▸ WHAT YOU ARE ASKED TO DO:
Count how many lines have the word "chart" in them. Reply with that number by itself.

** start PROVIDED RECORDS **

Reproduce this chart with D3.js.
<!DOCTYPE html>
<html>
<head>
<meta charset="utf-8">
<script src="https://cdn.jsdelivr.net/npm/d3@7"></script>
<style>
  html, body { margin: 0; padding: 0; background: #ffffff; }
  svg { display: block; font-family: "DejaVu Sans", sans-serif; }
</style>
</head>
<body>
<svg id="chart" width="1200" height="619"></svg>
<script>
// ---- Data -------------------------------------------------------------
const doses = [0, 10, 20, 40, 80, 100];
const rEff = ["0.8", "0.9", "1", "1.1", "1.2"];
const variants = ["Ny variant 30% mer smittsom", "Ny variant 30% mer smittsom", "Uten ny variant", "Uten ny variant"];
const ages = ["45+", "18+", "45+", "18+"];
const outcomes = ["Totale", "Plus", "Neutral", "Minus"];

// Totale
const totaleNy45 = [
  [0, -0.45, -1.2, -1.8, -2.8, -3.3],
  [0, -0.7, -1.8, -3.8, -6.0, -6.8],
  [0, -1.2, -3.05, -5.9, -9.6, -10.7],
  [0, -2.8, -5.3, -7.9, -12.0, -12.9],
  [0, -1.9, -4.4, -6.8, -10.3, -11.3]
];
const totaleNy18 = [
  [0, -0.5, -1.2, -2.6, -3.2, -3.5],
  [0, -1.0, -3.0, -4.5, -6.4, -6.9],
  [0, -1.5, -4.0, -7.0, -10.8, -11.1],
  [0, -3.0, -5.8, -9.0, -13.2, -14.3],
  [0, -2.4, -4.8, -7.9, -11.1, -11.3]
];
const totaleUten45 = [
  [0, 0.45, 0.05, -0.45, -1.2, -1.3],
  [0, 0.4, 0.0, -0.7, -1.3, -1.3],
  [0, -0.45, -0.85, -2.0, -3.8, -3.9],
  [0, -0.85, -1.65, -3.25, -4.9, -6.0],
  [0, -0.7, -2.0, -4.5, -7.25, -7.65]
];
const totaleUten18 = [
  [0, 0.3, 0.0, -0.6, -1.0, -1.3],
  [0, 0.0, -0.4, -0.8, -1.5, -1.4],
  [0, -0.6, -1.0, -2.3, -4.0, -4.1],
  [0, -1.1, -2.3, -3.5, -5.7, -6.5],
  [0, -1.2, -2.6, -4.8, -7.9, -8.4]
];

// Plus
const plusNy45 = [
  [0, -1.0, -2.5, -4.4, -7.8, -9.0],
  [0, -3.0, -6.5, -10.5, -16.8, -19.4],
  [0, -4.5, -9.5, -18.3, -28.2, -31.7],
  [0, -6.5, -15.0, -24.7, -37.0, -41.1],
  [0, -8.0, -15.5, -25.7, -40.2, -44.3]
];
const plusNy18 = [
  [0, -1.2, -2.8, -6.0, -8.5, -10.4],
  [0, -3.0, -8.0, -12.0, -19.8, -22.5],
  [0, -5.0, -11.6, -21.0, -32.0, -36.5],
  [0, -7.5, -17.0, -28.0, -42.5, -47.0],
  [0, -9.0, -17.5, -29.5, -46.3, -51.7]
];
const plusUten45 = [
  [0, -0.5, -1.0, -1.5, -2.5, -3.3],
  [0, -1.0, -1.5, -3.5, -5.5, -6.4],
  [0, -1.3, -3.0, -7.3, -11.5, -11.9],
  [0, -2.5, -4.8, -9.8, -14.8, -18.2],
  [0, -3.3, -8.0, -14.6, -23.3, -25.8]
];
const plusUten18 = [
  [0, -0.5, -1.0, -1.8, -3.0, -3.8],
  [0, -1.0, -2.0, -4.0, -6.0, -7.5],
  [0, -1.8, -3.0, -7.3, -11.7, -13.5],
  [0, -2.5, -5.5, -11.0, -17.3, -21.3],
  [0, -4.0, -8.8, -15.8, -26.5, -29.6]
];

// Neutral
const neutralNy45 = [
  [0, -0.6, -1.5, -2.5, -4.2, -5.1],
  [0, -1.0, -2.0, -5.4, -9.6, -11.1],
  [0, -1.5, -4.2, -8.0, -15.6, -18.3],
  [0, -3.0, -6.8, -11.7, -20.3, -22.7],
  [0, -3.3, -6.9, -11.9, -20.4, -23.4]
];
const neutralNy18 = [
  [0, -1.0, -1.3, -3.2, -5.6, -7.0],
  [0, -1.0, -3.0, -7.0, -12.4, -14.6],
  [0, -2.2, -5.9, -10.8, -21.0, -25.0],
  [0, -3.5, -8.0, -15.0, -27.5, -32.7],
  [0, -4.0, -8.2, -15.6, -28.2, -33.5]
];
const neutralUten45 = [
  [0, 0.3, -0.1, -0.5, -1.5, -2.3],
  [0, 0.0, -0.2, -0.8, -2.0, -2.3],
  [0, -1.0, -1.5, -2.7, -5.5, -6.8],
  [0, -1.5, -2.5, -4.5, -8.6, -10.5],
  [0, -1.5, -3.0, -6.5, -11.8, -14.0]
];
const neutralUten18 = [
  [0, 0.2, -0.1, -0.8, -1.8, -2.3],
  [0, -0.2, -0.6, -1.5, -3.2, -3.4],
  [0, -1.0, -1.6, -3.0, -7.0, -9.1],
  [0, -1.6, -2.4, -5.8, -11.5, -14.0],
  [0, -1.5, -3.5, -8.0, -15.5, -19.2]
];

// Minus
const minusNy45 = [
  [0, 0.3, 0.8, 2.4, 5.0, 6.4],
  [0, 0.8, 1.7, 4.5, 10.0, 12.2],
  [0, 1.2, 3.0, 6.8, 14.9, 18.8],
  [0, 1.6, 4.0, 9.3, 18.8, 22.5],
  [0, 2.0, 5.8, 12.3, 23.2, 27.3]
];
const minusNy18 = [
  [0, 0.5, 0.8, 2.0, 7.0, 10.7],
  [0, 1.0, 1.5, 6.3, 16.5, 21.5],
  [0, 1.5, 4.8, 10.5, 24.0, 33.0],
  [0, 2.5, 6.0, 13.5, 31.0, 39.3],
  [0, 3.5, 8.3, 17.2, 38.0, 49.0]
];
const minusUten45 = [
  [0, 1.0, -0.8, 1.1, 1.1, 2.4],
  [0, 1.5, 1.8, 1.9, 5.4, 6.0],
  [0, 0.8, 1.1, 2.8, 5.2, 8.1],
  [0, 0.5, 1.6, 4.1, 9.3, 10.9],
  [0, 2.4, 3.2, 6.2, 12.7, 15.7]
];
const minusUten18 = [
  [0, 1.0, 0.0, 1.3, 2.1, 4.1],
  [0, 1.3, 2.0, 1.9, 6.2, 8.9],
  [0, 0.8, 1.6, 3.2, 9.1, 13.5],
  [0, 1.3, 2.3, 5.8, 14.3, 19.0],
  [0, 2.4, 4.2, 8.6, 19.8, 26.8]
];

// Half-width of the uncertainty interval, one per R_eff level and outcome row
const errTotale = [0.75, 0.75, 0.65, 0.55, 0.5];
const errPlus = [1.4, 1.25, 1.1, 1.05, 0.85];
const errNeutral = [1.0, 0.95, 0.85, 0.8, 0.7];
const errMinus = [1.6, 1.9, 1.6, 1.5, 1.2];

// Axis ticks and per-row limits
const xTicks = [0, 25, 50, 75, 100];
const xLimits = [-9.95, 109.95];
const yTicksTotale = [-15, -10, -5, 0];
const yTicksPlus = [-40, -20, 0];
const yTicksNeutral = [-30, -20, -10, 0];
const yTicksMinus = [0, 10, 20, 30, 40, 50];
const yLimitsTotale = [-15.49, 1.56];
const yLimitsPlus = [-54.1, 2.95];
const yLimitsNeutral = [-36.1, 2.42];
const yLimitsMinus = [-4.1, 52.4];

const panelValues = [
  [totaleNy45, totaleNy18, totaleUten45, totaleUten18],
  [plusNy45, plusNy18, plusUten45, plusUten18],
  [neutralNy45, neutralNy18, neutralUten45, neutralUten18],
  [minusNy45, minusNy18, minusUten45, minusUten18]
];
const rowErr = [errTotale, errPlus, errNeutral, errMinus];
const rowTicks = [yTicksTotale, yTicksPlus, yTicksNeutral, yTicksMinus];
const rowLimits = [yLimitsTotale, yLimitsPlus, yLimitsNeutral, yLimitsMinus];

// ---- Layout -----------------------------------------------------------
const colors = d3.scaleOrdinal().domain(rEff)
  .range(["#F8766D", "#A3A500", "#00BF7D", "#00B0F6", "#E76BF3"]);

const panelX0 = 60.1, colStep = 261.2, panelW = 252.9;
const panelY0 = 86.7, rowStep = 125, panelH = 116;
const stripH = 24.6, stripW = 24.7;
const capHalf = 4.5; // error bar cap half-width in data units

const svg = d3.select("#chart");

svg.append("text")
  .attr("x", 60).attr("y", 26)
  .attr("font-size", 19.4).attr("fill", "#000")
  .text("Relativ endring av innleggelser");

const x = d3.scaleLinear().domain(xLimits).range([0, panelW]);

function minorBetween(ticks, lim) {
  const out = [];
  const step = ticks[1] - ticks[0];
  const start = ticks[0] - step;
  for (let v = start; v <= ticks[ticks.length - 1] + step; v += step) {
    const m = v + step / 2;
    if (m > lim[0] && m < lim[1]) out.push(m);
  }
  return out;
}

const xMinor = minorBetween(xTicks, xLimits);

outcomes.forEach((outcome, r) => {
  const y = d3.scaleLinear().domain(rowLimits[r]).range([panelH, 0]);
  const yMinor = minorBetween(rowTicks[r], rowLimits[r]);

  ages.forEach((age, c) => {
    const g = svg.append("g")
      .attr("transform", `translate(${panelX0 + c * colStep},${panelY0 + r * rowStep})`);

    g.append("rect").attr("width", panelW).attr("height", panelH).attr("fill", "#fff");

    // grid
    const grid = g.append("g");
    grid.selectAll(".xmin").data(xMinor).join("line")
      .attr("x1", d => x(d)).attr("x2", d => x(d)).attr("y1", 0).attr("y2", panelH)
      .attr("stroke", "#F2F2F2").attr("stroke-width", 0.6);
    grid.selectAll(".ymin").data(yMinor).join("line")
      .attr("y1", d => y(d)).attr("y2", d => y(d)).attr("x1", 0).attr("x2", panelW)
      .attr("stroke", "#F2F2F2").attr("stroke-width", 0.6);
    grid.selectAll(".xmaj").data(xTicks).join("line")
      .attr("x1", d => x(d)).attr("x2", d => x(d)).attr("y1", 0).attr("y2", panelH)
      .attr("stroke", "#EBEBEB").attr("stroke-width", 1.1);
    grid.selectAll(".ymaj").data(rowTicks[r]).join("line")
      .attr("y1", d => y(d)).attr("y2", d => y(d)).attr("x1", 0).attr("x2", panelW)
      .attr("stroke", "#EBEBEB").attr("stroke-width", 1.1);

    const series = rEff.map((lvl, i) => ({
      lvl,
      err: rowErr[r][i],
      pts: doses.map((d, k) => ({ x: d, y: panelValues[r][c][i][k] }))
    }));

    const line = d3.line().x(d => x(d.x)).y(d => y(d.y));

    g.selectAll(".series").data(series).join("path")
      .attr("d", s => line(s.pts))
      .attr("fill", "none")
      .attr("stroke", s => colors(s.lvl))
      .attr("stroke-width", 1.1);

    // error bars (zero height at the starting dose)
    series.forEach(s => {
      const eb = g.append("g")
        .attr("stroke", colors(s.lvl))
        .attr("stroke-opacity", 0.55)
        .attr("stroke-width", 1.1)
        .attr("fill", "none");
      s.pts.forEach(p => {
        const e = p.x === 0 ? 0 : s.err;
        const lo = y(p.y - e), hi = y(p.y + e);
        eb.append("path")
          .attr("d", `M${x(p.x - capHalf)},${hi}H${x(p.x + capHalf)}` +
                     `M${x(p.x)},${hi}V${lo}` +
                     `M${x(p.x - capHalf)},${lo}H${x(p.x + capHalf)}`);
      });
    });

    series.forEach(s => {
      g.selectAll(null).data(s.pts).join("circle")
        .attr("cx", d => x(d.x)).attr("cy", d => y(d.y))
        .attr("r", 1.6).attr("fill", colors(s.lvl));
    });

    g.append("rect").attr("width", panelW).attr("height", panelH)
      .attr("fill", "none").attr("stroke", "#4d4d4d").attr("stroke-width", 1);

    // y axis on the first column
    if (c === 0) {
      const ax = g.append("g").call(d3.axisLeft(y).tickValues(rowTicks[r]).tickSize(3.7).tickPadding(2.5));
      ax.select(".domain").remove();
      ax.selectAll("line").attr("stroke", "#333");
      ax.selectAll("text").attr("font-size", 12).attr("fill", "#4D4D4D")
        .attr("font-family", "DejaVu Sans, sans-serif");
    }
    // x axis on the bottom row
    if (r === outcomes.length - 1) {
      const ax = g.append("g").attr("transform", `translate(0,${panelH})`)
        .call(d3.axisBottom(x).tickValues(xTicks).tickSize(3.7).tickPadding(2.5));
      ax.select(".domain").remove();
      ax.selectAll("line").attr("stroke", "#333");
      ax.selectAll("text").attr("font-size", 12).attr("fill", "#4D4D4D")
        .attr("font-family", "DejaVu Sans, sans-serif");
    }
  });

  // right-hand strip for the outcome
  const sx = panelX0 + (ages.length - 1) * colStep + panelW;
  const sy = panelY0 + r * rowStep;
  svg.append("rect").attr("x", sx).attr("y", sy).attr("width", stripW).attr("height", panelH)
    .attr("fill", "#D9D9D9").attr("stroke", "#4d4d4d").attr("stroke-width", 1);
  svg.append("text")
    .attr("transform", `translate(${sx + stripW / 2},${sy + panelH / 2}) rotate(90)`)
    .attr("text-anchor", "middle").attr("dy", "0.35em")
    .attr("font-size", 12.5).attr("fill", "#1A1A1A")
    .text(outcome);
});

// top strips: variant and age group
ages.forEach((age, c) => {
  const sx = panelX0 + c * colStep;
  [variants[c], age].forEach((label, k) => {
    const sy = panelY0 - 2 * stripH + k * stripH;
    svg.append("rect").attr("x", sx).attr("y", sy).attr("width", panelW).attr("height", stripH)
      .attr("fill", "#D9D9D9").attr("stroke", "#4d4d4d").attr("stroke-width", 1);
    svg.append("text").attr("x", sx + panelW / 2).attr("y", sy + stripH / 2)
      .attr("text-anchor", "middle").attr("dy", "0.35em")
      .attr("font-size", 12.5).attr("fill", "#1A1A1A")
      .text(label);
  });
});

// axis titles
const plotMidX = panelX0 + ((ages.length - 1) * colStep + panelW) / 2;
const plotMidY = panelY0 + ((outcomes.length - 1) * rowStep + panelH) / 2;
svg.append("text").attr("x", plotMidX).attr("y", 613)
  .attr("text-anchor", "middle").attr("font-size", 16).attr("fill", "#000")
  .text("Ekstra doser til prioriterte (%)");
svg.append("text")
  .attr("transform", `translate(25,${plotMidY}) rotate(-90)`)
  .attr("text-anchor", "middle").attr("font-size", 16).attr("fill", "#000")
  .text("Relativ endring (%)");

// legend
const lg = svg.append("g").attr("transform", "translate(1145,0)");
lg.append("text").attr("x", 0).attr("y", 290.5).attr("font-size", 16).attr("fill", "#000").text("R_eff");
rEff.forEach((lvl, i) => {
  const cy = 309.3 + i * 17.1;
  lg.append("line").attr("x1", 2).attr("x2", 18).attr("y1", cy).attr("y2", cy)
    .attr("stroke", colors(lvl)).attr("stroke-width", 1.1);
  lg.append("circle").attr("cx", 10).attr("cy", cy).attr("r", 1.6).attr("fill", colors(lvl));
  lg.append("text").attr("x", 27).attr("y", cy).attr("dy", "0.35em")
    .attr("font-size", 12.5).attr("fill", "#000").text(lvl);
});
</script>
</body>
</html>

** end PROVIDED RECORDS **
** start PROVIDED RECORDS **

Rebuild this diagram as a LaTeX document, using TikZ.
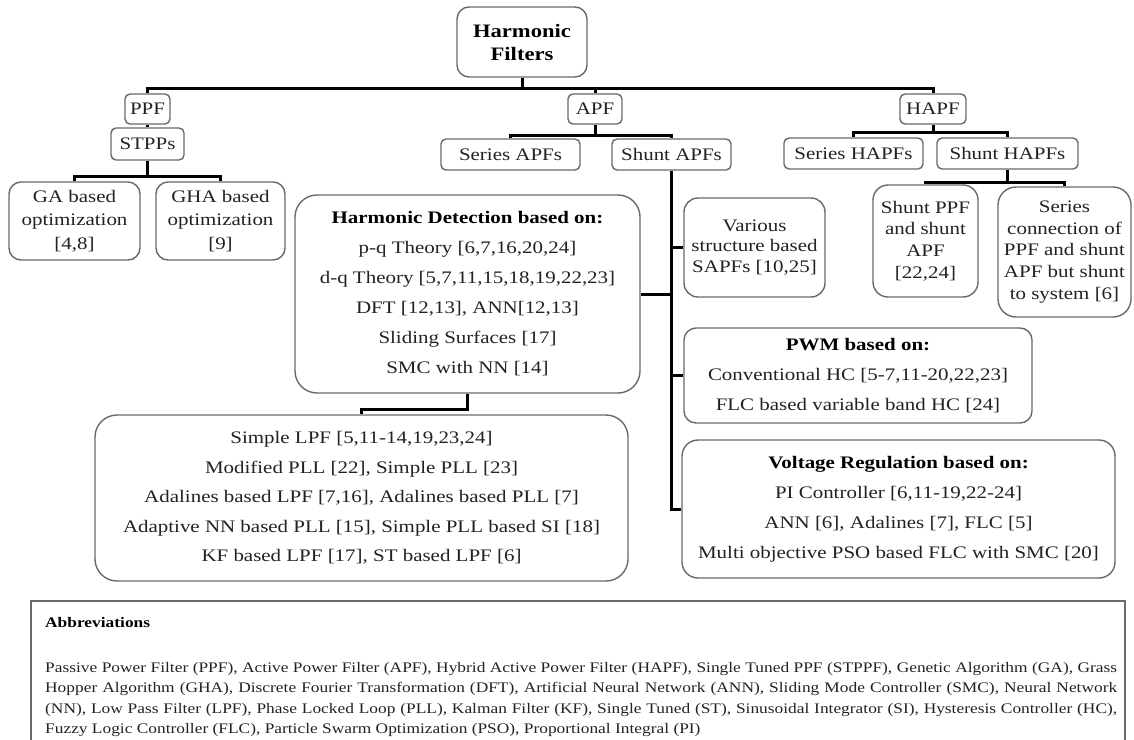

** end PROVIDED RECORDS **

▸ WRITTEN RESPONSE:
3